Task instructions
Reproduce nothing but the lines from the start of the material through the line that includes "import * as", both ends included, and omit every picture.

Stored data
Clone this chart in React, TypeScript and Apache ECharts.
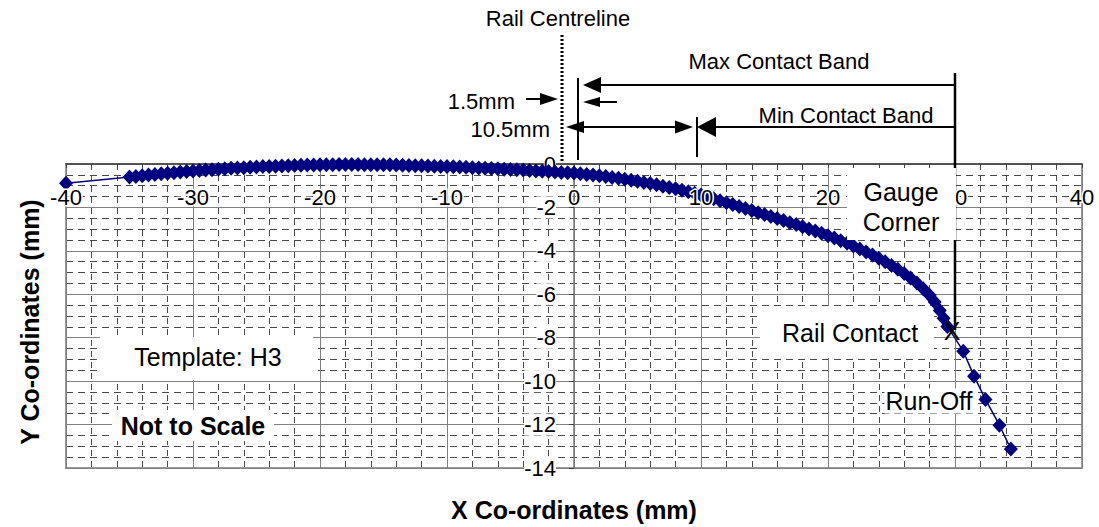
import React, { useEffect, useRef } from "react";
import * as echarts from "echarts";

// Rail head profile (H3 template), X/Y co-ordinates in mm
const profileX = [
  -40,
  -35, -34.5, -34, -33.5, -33, -32.5, -32, -31.5, -31, -30.5,
  -30, -29.5, -29, -28.5, -28, -27.5, -27, -26.5, -26, -25.5,
  -25, -24.5, -24, -23.5, -23, -22.5, -22, -21.5, -21, -20.5,
  -20, -19.5, -19, -18.5, -18, -17.5, -17, -16.5, -16, -15.5,
  -15, -14.5, -14, -13.5, -13, -12.5, -12, -11.5, -11, -10.5,
  -10, -9.5, -9, -8.5, -8, -7.5, -7, -6.5, -6, -5.5,
  -5, -4.5, -4, -3.5, -3, -2.5, -2, -1.5, -1, -0.5,
  0, 0.5, 1, 1.5, 2, 2.5, 3, 3.5, 4, 4.5,
  5, 5.5, 6, 6.5, 7, 7.5, 8, 8.5, 9, 9.5,
  10, 10.5, 11, 11.5, 12, 12.5, 13, 13.5, 14, 14.5,
  15, 15.5, 16, 16.5, 17, 17.5, 18, 18.5, 19, 19.5,
  20, 20.5, 21, 21.5, 22, 22.5, 23, 23.5, 24, 24.5,
  25, 25.5, 26, 26.5, 27, 27.5, 28, 28.4, 28.8, 29.1,
  29.4, 30.65, 31.5, 32.4, 33.5, 34.4,
];

const profileY = [
  -0.89,
  -0.6, -0.57, -0.54, -0.51, -0.48, -0.45, -0.43, -0.4, -0.37, -0.35,
  -0.32, -0.3, -0.28, -0.26, -0.24, -0.22, -0.2, -0.18, -0.17, -0.15,
  -0.14, -0.12, -0.11, -0.1, -0.09, -0.08, -0.07, -0.06, -0.05, -0.05,
  -0.04, -0.03, -0.03, -0.02, -0.02, -0.02, -0.02, -0.03, -0.03, -0.03,
  -0.04, -0.04, -0.05, -0.06, -0.07, -0.08, -0.08, -0.09, -0.1, -0.11,
  -0.12, -0.13, -0.14, -0.15, -0.17, -0.18, -0.19, -0.21, -0.22, -0.24,
  -0.25, -0.27, -0.28, -0.3, -0.32, -0.33, -0.35, -0.37, -0.39, -0.4,
  -0.42, -0.45, -0.48, -0.51, -0.54, -0.58, -0.62, -0.66, -0.7, -0.75,
  -0.8, -0.85, -0.9, -0.96, -1.02, -1.08, -1.14, -1.21, -1.28, -1.35,
  -1.43, -1.51, -1.6, -1.69, -1.78, -1.87, -1.96, -2.05, -2.14, -2.24,
  -2.33, -2.42, -2.51, -2.6, -2.7, -2.79, -2.89, -2.99, -3.09, -3.19,
  -3.3, -3.41, -3.53, -3.65, -3.78, -3.91, -4.05, -4.19, -4.34, -4.5,
  -4.67, -4.85, -5.04, -5.25, -5.48, -5.75, -6.05, -6.35, -6.75, -7.1,
  -7.48, -8.62, -9.77, -10.84, -12.03, -13.13,
];

const X_MIN = -40;
const X_MAX = 40;
const X_STEP = 10;
const Y_MIN = -14;
const Y_MAX = 0;
const Y_STEP = 2;

// plot area in pixels
const GRID_LEFT = 66;
const GRID_TOP = 164;
const GRID_W = 1016;
const GRID_H = 304;
// the Y axis crosses at X = 0
const Y_AXIS_OFFSET = -((0 - X_MIN) / (X_MAX - X_MIN)) * GRID_W;

const FONT = "'Liberation Sans', Arial, Helvetica, sans-serif";
const NAVY = "#000080";

const txt = (
  text: string,
  x: number,
  y: number,
  size: number,
  opts: Record<string, any> = {}
) => ({
  type: "text",
  x,
  y,
  z: opts.z ?? 3,
  rotation: opts.rotation ?? 0,
  style: {
    text,
    fill: "#000",
    font: `${opts.bold ? "bold " : ""}${size}px ${FONT}`,
    align: opts.align ?? "center",
    verticalAlign: "middle",
    backgroundColor: opts.bg,
    padding: opts.padding,
  },
});

const seg = (x1: number, y1: number, x2: number, y2: number, w = 2, z = 3, dash?: number[]) => ({
  type: "line",
  z,
  shape: { x1, y1, x2, y2 },
  style: { stroke: "#000", lineWidth: w, lineDash: dash },
});

const head = (pts: number[][], z = 3) => ({
  type: "polygon",
  z,
  shape: { points: pts },
  style: { fill: "#000" },
});

const box = (x: number, y: number, width: number, height: number, z = 1) => ({
  type: "rect",
  z,
  shape: { x, y, width, height },
  style: { fill: "#fff" },
});

export default function App() {
  const ref = useRef<HTMLDivElement>(null);

  useEffect(() => {
    if (!ref.current) return;
    const chart = echarts.init(ref.current, null, { renderer: "svg" });
    const data = profileX.map((x, i) => [x, profileY[i]]);

    chart.setOption({
      animation: false,
      backgroundColor: "#fff",
      textStyle: { fontFamily: FONT },
      grid: {
        left: GRID_LEFT,
        top: GRID_TOP,
        width: GRID_W,
        height: GRID_H,
        show: true,
        borderColor: "#999",
        borderWidth: 2,
      },
      xAxis: [
        {
          // X axis line and the grid
          type: "value",
          min: X_MIN,
          max: X_MAX,
          interval: X_STEP,
          position: "top",
          axisLine: { onZero: false, lineStyle: { color: "#404040", width: 1.5 } },
          axisTick: { show: true, inside: true, length: 4, lineStyle: { color: "#404040" } },
          minorTick: { show: true, splitNumber: 5, length: 4, lineStyle: { color: "#404040" } },
          axisLabel: { show: false },
          splitLine: { show: true, lineStyle: { color: "#808080", width: 1 } },
          minorSplitLine: { show: true, lineStyle: { color: "#4a4a4a", width: 1, type: [6, 5] } },
          z: 0,
        },
        {
          // X tick labels, drawn over the profile
          type: "value",
          min: X_MIN,
          max: X_MAX,
          interval: X_STEP,
          position: "top",
          axisLine: { show: false, onZero: false },
          axisTick: { show: false },
          splitLine: { show: false },
          axisLabel: {
            inside: true,
            margin: 22,
            fontSize: 22,
            fontFamily: FONT,
            color: "#000",
            textBorderColor: "#fff",
            textBorderWidth: 3,
          },
          z: 3,
        },
      ],
      yAxis: {
        type: "value",
        min: Y_MIN,
        max: Y_MAX,
        interval: Y_STEP,
        position: "left",
        offset: Y_AXIS_OFFSET,
        axisLine: { onZero: false, lineStyle: { color: "#777", width: 1.5 } },
        axisTick: { show: true, length: 5, lineStyle: { color: "#404040" } },
        axisLabel: {
          margin: 18,
          fontSize: 22,
          fontFamily: FONT,
          color: "#000",
          backgroundColor: "#fff",
        },
        splitLine: { show: true, lineStyle: { color: "#808080", width: 1 } },
        minorTick: { show: false, splitNumber: 4 },
        minorSplitLine: { show: true, lineStyle: { color: "#4a4a4a", width: 1, type: [7, 5] } },
        z: 0,
      },
      series: [
        {
          type: "line",
          data,
          xAxisIndex: 0,
          symbol: "diamond",
          symbolSize: [14, 15],
          clip: false,
          z: 2,
          itemStyle: { color: NAVY },
          lineStyle: { color: NAVY, width: 1.5 },
        },
      ],
      graphic: [
        // rail centreline
        txt("Rail Centreline", 558, 18, 22),
        seg(562, 35, 562, 161, 3, 3, [2, 2]),
        // max contact band
        txt("Max Contact Band", 779, 61, 22),
        seg(600, 85, 955, 85, 2),
        head([[583, 85], [601, 77], [601, 93]]),
        seg(955, 73, 955, 330, 2.5),
        seg(578, 78, 578, 160, 2),
        // 1.5mm offset
        seg(599, 102, 617, 102, 2),
        head([[583, 102], [600, 97], [600, 107]]),
        txt("1.5mm", 515, 101, 22, { align: "right" }),
        seg(526, 99, 541, 99, 2),
        head([[558, 99], [540, 93], [540, 105]]),
        // 10.5mm offset
        txt("10.5mm", 550, 129, 22, { align: "right" }),
        seg(583, 127, 676, 127, 2),
        head([[566, 127], [584, 121], [584, 133]]),
        head([[693, 127], [675, 120.5], [675, 133.5]]),
        seg(697, 117, 697, 157, 2),
        // min contact band
        txt("Min Contact Band", 846, 115, 22),
        seg(715, 127, 955, 127, 2),
        head([[697, 127], [716, 117], [716, 137]]),
        // text boxes in the plot
        box(847, 168, 109, 72, 4),
        txt("Gauge", 901, 192, 25, { z: 4.5 }),
        txt("Corner", 901, 222, 25, { z: 4.5 }),
        box(760, 306, 174, 52, 1),
        txt("Rail Contact", 850, 333, 25, { z: 1.5 }),
        txt("X", 952, 331, 25, { z: 5 }),
        box(100, 337, 213, 43, 1),
        txt("Template: H3", 208, 357, 25, { z: 1.5 }),
        box(112, 410, 162, 31, 1),
        txt("Not to Scale", 193, 426, 25, { z: 1.5, bold: true }),
        txt("Run-Off", 929, 401, 25, { z: 1.5, bg: "#fff", padding: [0, 1] }),
        // axis titles
        txt("X Co-ordinates (mm)", 574, 510, 25, { bold: true }),
        txt("Y Co-ordinates (mm)", 30, 322, 25, { bold: true, rotation: Math.PI / 2 }),
      ],
    });

    return () => chart.dispose();
  }, []);

  return (
    <div
      ref={ref}
      style={{
        position: "fixed",
        left: 0,
        top: 0,
        width: 1099,
        height: 527,
        background: "#fff",
      }}
    />
  );
}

Solution to this problem
Clone this chart in React, TypeScript and Apache ECharts.
import React, { useEffect, useRef } from "react";
import * as echarts from "echarts";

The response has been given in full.